Krzysztof Szczerski
Krzysztof Szczerski, foreign affairs adviser to the Polish president Andrzej Duda Wikimedia Commons, Adrian Grycuk

The Polish government, which poses the biggest hurdle to David Cameron's new EU deal, considers the prime minister's proposals over in-work benefits as not negotiable and would open a "Pandora's Box" for the rest of Europe, the Polish president's spokesman has told IBTimes UK.

It raises the prospect that Poland will not back Cameron on benefits reform, despite hopes that Warsaw could come to an agreement on the UK prime minister's flagship "emergency brake" as the European Council debates it at a summit in Brussels.

Poland has been alone among the four Visegrad states – which also includes the Czech Republic, Hungary and Slovakia – in opposing the emergency brake, which would prevent benefits being paid to new arrivals to the UK for four years.
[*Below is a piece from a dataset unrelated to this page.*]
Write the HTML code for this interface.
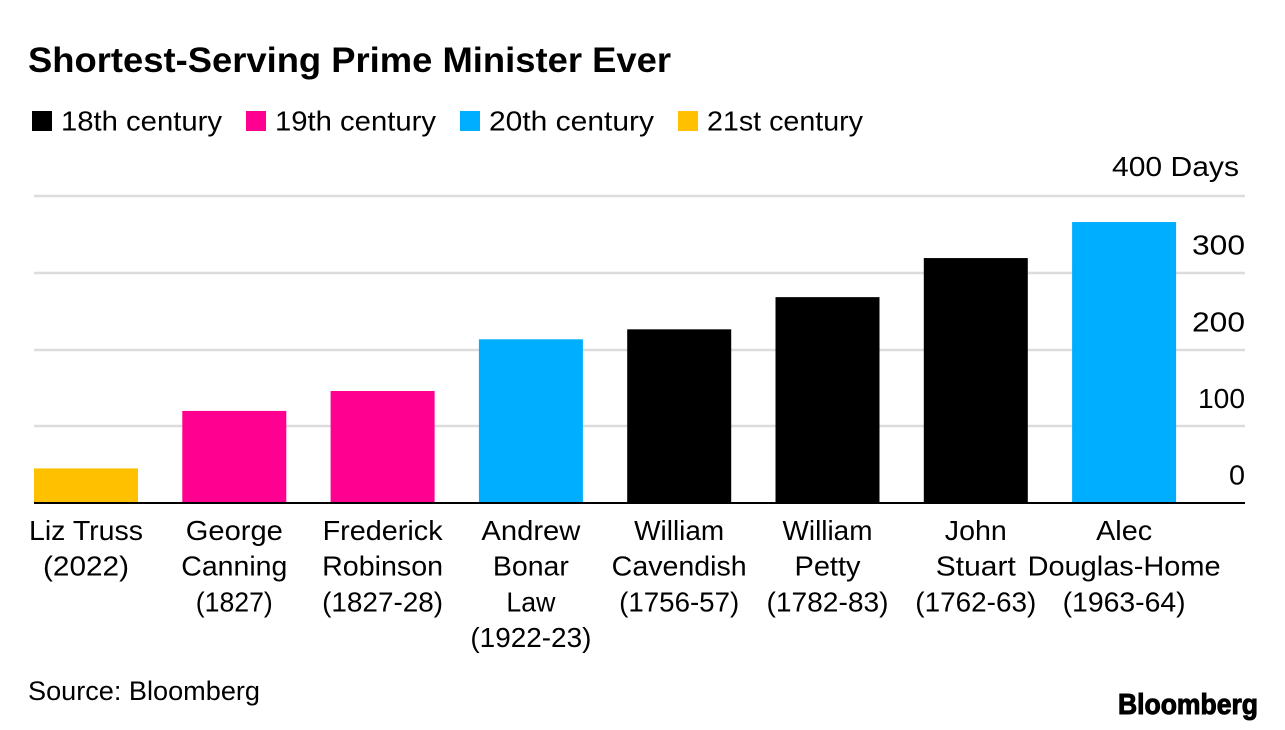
<!DOCTYPE html>
<html>
<head>
<meta charset="utf-8">
<style>
html,body{margin:0;padding:0;background:#fff;width:1285px;height:730px;overflow:hidden}
svg{display:block}
text{font-family:"Liberation Sans",Arial,sans-serif;fill:#000}
</style>
</head>
<body>
<svg id="chart" width="1285" height="730" viewBox="0 0 1285 730" xmlns="http://www.w3.org/2000/svg">
<text x="28" y="72" font-size="35" font-weight="700" textLength="643" lengthAdjust="spacingAndGlyphs">Shortest-Serving Prime Minister Ever</text>
<g id="legend"></g>
<g id="grid"></g>
<g id="bars"></g>
<g id="ylabels"></g>
<g id="xlabels"></g>
<text x="28" y="700" font-size="26.5" textLength="232" lengthAdjust="spacingAndGlyphs">Source: Bloomberg</text>
<text x="1118" y="714" font-size="29" font-weight="700" textLength="140" lengthAdjust="spacingAndGlyphs" stroke="#000" stroke-width="1">Bloomberg</text>
</svg>
<script>
const categories = [
  ["Liz Truss","(2022)"],
  ["George","Canning","(1827)"],
  ["Frederick","Robinson","(1827-28)"],
  ["Andrew","Bonar","Law","(1922-23)"],
  ["William","Cavendish","(1756-57)"],
  ["William","Petty","(1782-83)"],
  ["John","Stuart","(1762-63)"],
  ["Alec","Douglas-Home","(1963-64)"]
];
const days = [44.5, 119.5, 145.5, 213, 226, 268, 319, 366];
const centuries = ["21st","19th","19th","20th","18th","18th","18th","20th"];
const tickValues = [0, 100, 200, 300, 400];
const tickLabels = ["0","100","200","300","400 Days"];
const legendNames = ["18th century","19th century","20th century","21st century"];
const legendKeys = ["18th","19th","20th","21st"];
const colorOf = {"18th":"#000000","19th":"#ff0090","20th":"#00aeff","21st":"#ffc000"};

/* Rendered text widths, used to match the wider typeface of the original */
const textWidths = {
  "18th century":161,"19th century":161,"20th century":165,"21st century":156,
  "0":16,"100":47,"200":53,"300":53,"400 Days":127,
  "Liz Truss":114,"(2022)":86,"George":97,"Canning":106,"(1827)":77,
  "Frederick":120,"Robinson":121,"(1827-28)":121,"Andrew":99,"Bonar":76,"Law":49,
  "(1922-23)":121,"William":90,"Cavendish":135,"(1756-57)":120,"Petty":66,
  "(1782-83)":122,"John":62,"Stuart":80,"(1762-63)":121,"Alec":56,
  "Douglas-Home":193,"(1963-64)":123
};

const NS = "http://www.w3.org/2000/svg";
const y = v => 502.5 - v * (502.5 - 196) / 400;
const x = i => 34 + i * 148.3;
const barW = 104;
function mk(parent, tag, attrs, txt){
  const e = document.createElementNS(NS, tag);
  for (const k in attrs) e.setAttribute(k, attrs[k]);
  if (txt !== undefined) {
    e.textContent = txt;
    if (textWidths[txt]) {
      e.setAttribute('textLength', textWidths[txt]);
      e.setAttribute('lengthAdjust', 'spacingAndGlyphs');
    }
  }
  parent.appendChild(e);
  return e;
}

const grid = document.getElementById('grid');
tickValues.forEach(v => {
  if (v === 0) return;
  const gy = Math.round(y(v) + 0.3);
  const l = mk(grid, 'line', {x1:34, x2:1245, y1:gy, y2:gy, stroke:'#dcdcdc', 'stroke-width':2.5});
  
  
});

const bars = document.getElementById('bars');
days.forEach((d, i) => {
  const r = mk(bars, 'rect', {x:x(i), y:y(d), width:barW, height:y(0)-y(d), fill:colorOf[centuries[i]]});
  
  
});
const axis = mk(bars, 'line', {x1:34, x2:1245, y1:y(0)+0.5, y2:y(0)+0.5, stroke:'#000', 'stroke-width':2});



const yl = document.getElementById('ylabels');
tickValues.forEach((v, i) => {
  const isTop = v === tickValues[tickValues.length - 1];
  const t = mk(yl, 'text', {x:isTop ? 1239 : 1245, y:isTop ? 176 : y(v) - 18, 'font-size':27.5, 'text-anchor':'end'}, tickLabels[i]);
  
  
});

const xl = document.getElementById('xlabels');
categories.forEach((lines, i) => {
  lines.forEach((s, j) => {
    const t = mk(xl, 'text', {x:x(i)+barW/2, y:540 + j*35.7, 'font-size':27.5, 'text-anchor':'middle'}, s);
    
    
  });
});

const lg = document.getElementById('legend');
const legendX = [32, 246, 460, 678];
legendNames.forEach((n, i) => {
  const r = mk(lg, 'rect', {x:legendX[i], y:111, width:20, height:20, fill:colorOf[legendKeys[i]]});
  
  
  const t = mk(lg, 'text', {x:legendX[i]+29, y:130.5, 'font-size':27.5}, n);
  
  
});
</script>
</body>
</html>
It had been reported earlier that Cameron could win agreement from Poland but Krzysztof Szczerski, foreign policy adviser to Poland's president Andrzej Duda, said any changes to the benefits time frame were "not one of the sensible points in the final package". Szczerski told IBTimes UK: "If we think of an emergency brake, it should be very well defined, exceptional and limited in access, otherwise it is not an emergency brake.

"We don't want to open a Pandora's Box of closing the social system of any one member state because that would be harmful for other European economies."

Cameron and Polish president
Britain's Prime Minister David Cameron (L) greets Poland's President Andrzej Duda at Downing Street in September 2015. Poland's stance on benefit reform is a thorn in the side of Cameron's EU renegotiations Reuters

The benefit reform is the centrepiece of the draft agreement on a new settlement in Britain and is the issue Poland has opposed most stridently. The country's new hardline conservative government, the Law and Justice Party, has itself introduced a new child benefit payment designed to stem the flow of Polish talent going to western Europe to find work.

Szczerski, after he addressed the Chatham House think tank in London, pointed out that 2015 saw the fewest number of Poles coming to the UK and "the inflow of people is going down" while most people claiming benefits would be more likely to come from southern Europe.

He said: "Benefits are not what attract Poles to the UK. Warsaw does not want a UK settlement that would set a model for other countries to dismantle the general right of workers to have access to the social system of another EU country."

The Telegraph reported that Warsaw could be more open to backing Cameron's deal in exchange for assurances that the UK could support Poland's security issues in the EU and in Nato. However Szczerski denied this. He said: "There are no trade-offs in these negotiations between the EU matters and other matters, this is a purely an EU negotiation."